HEBRON — The School Board here is the latest to decide to put a referendum on the ballot, letting voters decide whether to pay higher taxes to preserve teaching positions and school programming.

The board, for the Metropolitan School District of Boone Township, voted 5-0 last week for the referendum. If the ballot passes muster with voters in May, the township’s voters will pay an additional 23 cents per $100 assessed valuation for seven years, starting in June 2014.

“We just feel that we don’t want to let the students down. These kids are our future,” board president David Molchan said. “We’re kind of against the wall with what the state has done to us, and every district in the state.”

The measure would generate $530,000 a year for the district’s general operating fund — about enough to fund 10 teaching positions, according to Superintendent George Letz — and would cost someone with a $144,600 house an additional $12.03 a month in taxes.

The Union Township schools in Wheeler also will have a referendum in May. A similar measure in the Duneland schools, in Chesterton, passed by a slim margin last year, and Lake County school corporations have been through similar paces.
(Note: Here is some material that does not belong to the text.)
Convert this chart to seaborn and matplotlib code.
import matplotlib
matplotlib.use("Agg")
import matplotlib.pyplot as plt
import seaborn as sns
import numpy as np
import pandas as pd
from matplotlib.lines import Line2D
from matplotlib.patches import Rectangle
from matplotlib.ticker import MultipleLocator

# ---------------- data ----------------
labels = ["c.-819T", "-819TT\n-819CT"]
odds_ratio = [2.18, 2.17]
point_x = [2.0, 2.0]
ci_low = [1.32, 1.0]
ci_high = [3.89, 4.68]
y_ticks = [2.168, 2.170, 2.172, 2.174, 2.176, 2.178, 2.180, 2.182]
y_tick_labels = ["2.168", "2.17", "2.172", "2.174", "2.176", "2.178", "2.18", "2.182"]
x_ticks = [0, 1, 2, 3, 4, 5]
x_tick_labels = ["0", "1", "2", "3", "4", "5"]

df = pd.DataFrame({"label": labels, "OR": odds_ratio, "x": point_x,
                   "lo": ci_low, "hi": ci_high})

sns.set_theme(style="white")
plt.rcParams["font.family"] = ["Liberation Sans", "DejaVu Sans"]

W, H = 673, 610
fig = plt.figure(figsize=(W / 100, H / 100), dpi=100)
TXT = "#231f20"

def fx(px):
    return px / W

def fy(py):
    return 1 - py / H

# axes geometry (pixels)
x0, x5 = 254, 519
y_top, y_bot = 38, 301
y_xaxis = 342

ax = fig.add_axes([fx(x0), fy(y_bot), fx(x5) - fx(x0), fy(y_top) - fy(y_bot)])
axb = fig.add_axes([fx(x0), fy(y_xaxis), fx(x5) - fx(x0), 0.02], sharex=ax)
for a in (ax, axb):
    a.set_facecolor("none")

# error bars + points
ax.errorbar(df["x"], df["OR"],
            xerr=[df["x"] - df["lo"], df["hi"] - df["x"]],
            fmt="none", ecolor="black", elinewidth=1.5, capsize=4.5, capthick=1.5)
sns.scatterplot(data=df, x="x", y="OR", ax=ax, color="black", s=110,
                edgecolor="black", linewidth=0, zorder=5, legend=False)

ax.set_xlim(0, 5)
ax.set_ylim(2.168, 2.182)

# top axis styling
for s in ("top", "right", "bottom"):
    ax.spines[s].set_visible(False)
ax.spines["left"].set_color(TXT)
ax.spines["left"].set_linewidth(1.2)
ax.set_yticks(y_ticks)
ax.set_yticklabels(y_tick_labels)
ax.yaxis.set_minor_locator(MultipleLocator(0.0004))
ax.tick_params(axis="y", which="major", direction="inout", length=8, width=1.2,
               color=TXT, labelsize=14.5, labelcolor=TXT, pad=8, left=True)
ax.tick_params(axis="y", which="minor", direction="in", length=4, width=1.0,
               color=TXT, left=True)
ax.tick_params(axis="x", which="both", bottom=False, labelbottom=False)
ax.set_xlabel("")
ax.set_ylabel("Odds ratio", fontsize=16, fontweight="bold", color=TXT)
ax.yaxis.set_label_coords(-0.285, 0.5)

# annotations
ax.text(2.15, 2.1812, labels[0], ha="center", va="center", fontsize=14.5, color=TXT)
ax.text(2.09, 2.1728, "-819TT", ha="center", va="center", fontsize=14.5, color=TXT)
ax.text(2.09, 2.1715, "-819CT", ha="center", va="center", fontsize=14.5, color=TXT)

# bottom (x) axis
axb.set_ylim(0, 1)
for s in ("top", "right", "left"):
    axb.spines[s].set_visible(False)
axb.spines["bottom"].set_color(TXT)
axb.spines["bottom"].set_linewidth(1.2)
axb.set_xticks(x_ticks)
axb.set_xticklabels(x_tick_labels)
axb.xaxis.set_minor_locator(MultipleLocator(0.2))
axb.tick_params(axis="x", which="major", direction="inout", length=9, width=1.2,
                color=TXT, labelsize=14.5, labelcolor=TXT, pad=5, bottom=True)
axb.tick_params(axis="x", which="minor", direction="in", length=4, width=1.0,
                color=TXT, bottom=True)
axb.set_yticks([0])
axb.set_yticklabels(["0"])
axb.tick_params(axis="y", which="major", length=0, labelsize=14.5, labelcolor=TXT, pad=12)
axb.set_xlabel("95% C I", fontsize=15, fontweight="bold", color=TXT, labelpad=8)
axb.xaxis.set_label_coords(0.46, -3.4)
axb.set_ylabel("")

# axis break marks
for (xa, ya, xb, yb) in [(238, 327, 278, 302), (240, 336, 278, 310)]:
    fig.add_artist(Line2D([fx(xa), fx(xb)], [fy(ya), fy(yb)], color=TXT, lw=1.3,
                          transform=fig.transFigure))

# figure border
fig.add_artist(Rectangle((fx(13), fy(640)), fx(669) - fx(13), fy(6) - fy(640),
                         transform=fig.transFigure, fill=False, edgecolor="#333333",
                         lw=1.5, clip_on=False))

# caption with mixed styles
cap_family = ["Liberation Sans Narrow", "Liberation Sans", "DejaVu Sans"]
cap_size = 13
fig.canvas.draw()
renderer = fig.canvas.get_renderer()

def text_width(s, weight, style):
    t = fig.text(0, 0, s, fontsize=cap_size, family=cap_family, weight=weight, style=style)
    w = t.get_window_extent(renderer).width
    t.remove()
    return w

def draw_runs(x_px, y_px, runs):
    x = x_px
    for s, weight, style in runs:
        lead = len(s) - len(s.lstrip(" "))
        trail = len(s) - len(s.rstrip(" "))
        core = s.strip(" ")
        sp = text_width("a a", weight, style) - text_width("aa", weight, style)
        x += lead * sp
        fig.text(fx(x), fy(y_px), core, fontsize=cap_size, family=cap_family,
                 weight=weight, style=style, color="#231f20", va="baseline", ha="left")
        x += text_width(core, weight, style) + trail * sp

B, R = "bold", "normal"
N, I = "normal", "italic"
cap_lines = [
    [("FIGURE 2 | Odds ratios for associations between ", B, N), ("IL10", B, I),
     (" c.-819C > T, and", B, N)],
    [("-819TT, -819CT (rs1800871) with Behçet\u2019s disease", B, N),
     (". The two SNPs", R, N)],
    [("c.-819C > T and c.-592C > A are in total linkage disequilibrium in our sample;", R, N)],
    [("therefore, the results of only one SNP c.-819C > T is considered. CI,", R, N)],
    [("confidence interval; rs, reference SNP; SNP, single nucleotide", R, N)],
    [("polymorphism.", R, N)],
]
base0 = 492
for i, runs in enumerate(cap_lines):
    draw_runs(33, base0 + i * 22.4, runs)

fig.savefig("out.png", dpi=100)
The board has been talking about a referendum for six months, said board member Peter Blank, who also owns commercial property in town.

“We’re to the point where we’ve got two choices, and it’s only fair to let the voters decide,” he said, adding the board didn’t want to unilaterally cut programs. “The township voters have a choice. They can either approve the referendum and keep what we have, or we cannot pass the referendum and we can start gutting the programs.”
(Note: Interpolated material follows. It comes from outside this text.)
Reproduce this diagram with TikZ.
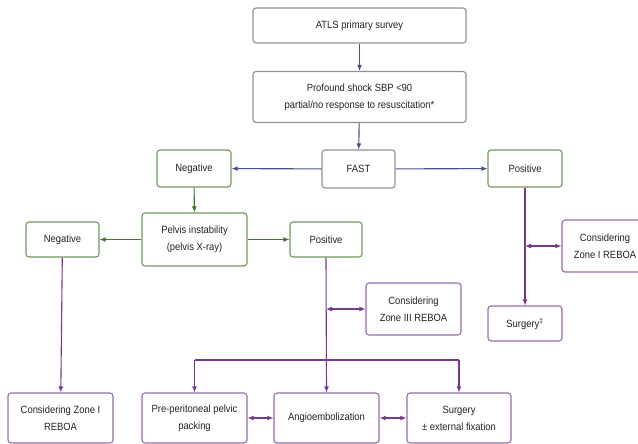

The Hebron schools have cut spending for eight years, Letz said, but that hasn’t been enough to stay ahead of funding cuts from the state.

The school district’s general fund, distributed by the state, has dropped from a little over $7 million in 2007 to less than $6.3 million last year. And in 2010, then-Gov. Mitch Daniels cut education spending $300 million statewide.

“We lost $336,000 and that was like overnight. That was quite a shock,” Letz said.

The impact of circuit breaker tax caps also hit the Hebron schools harder than all but a few other districts in the state, Letz said. The five school funds provided for through property taxes lost almost $411,000 last year.

Without more money from the referendum or the state — Letz hopes schools get more than the 1 percent increase legislators have said they would receive — the school district will have to start cutting staff.

“We have told the public we would be cutting 10 teachers and a number of instructional aides at the elementary level, and that would be the first reduction, for next fall,” he said.

If the state comes through with more funding for the schools, Molchan said, the district wouldn’t implement the tax increase from the referendum if it passes.

“If we don’t need it, we’re not going to take it,” he said, adding people are upset about the prospect of their taxes going up, and his taxes will increase, too.

Blank knows his commercial property taxes will go up even more under the referendum than on his residence, because commercial property doesn’t get the same exemptions.

His approach on the matter is that Hebron is a desireable place to live because of the quality of its schools.

“I don’t want to pay any more taxes than anyone else does,” Blank said, “but the alternative just isn’t an alternative to me. That’s why we’re putting it to the voters.”